My first literary love was Fantasy and Science Fiction, and anyone who knows me might reasonably challenge me on that last part. Certainly, there is real pleasure in injecting a bit of fantasy into one’s everyday life, and the concept of ‘escapism’ has by now graduated from armchair psychology to thoroughgoing literary criticism. For me, though, the magic of an Austenesque book is that it takes what looks very like reality and, from nothing but the ingredients that comprise us and everyone we’ve ever known, makes real life look like something from which you would never want nor need to escape. Really, after having spent the last five years bringing these kinds of books to life in both the senses I’ve described—being able to spend long portions of my days doing nothing but receiving, interpreting, and transmitting messages about what it is to be human—I rather feel that the genre has done a great deal to bring me to life in return.
ABOUT HARRY FROST, narrator
Former boarding school scholarship boy, my voice is 100% genuine British RP. I got my BA in Literature in 2010 from the University of Exeter and, of course, instantly got a job in a cocktail bar. Then, I was a market analyst and took a master’s in economics and international Relations in 2018 before finding narration full-time. My repertoire includes 134 characters and counting, and I speak Italian, French, and a bit of German.
I am the narrator of many Austen variations on Audible, most recently Jann Rowland’s Only Exceedingly Shy, the audio version to release March 26. You can pre-order at Audible.
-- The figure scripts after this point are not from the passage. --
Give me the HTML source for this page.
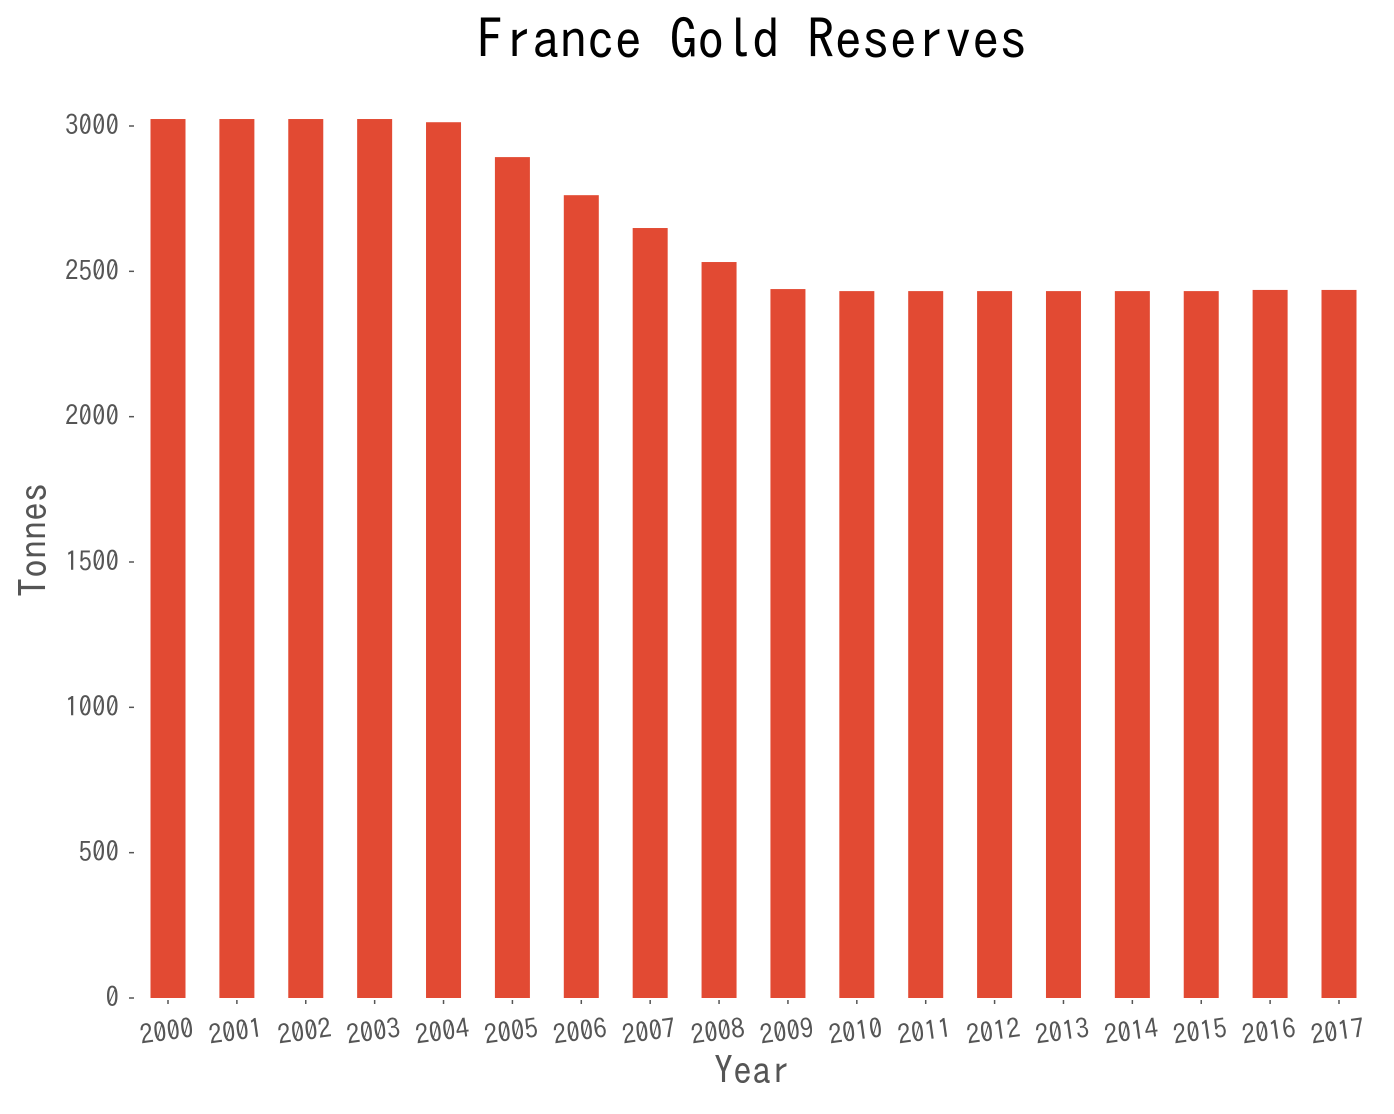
<!DOCTYPE html>
<html><head><meta charset="utf-8"><style>
body{margin:0;background:#fff;}
svg text{font-family:"IPAGothic","Noto Sans CJK JP",sans-serif;}
</style></head><body>
<svg id="chart" width="1394" height="1109" xmlns="http://www.w3.org/2000/svg">
<text x="752" y="59" font-size="55" text-anchor="middle" fill="#000">France Gold Reserves</text>
<text x="752" y="1084" font-size="38" text-anchor="middle" fill="#555">Year</text>
<text transform="translate(47,540) rotate(-90)" font-size="38" text-anchor="middle" fill="#555">Tonnes</text>
<g id="bars"></g>
<g id="yticks"></g>
<g id="xticks"></g>
</svg>
<script>
const years=["2000","2001","2002","2003","2004","2005","2006","2007","2008","2009","2010","2011","2012","2013","2014","2015","2016","2017"];
const tonnes=[3024,3024,3024,3024,3013,2893,2762,2649,2532,2439,2432,2432,2432,2432,2432,2432,2436,2436];
const yTicks=[0,500,1000,1500,2000,2500,3000];
const NS="http://www.w3.org/2000/svg";
const y0=998,ppu=872/3000;
const yScale=v=>y0-v*ppu;
const xScale=i=>168+i*(1171/17);
const bw=35;
const bars=document.getElementById('bars'),yt=document.getElementById('yticks'),xt=document.getElementById('xticks');
tonnes.forEach((v,i)=>{
const r=document.createElementNS(NS,'rect');
r.setAttribute('x',xScale(i)-bw/2);r.setAttribute('y',yScale(v));
r.setAttribute('width',bw);r.setAttribute('height',y0-yScale(v));
r.setAttribute('fill','#e24a33');


bars.appendChild(r);
});
yTicks.forEach(t=>{
const y=yScale(t);
const l=document.createElementNS(NS,'line');
l.setAttribute('x1',129);l.setAttribute('x2',134);l.setAttribute('y1',y);l.setAttribute('y2',y);
l.setAttribute('stroke','#555');l.setAttribute('stroke-width',1.5);


yt.appendChild(l);
const tx=document.createElementNS(NS,'text');
tx.setAttribute('x',119);tx.setAttribute('y',y+9);tx.setAttribute('text-anchor','end');
tx.setAttribute('font-size',27);tx.setAttribute('fill','#555');tx.textContent=t;


yt.appendChild(tx);
});
years.forEach((yr,i)=>{
const x=xScale(i);
const l=document.createElementNS(NS,'line');
l.setAttribute('x1',x);l.setAttribute('x2',x);l.setAttribute('y1',1000);l.setAttribute('y2',1004);
l.setAttribute('stroke','#555');l.setAttribute('stroke-width',1.5);


xt.appendChild(l);
const tx=document.createElementNS(NS,'text');
tx.setAttribute('transform','translate('+x+',1041) rotate(-8)');
tx.setAttribute('text-anchor','middle');tx.setAttribute('font-size',27);tx.setAttribute('fill','#555');
tx.textContent=yr;


xt.appendChild(tx);
});
</script>
</body></html>
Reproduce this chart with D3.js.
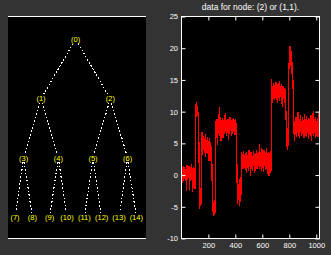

My wife Jade and I live with our daughter in the English countryside. She’s the center of our world, and I absolutely adore her. She gets a heavily discounted rate on bedtime stories. Connect with Harry via his website.
I’ve been exceedingly derelict in not commenting on this most excellent article before now. Harry, you are one of my select list of narrators/performers of audiobooks who I know will never disappoint me with your performance. Ever since The Darcy Monologues, I’ve thought that your voice was a perfect fit for Austenesque fiction, no matter the setting or time period and I’m really happy to see that it’s now become a full time role for you.
P. S. Sci-fi/fantasy was my also first literary love. More or less since I learnt to read, “speculative fiction” was my favourite genre. It wasn’t until the advanced age of 11(!) that I discovered the works of Jane Austen and much later still (2014)…
Thanks, Harry, for sharing your thoughts on the multiple layers of bringing a book to life! I've enjoyed your narrations very much!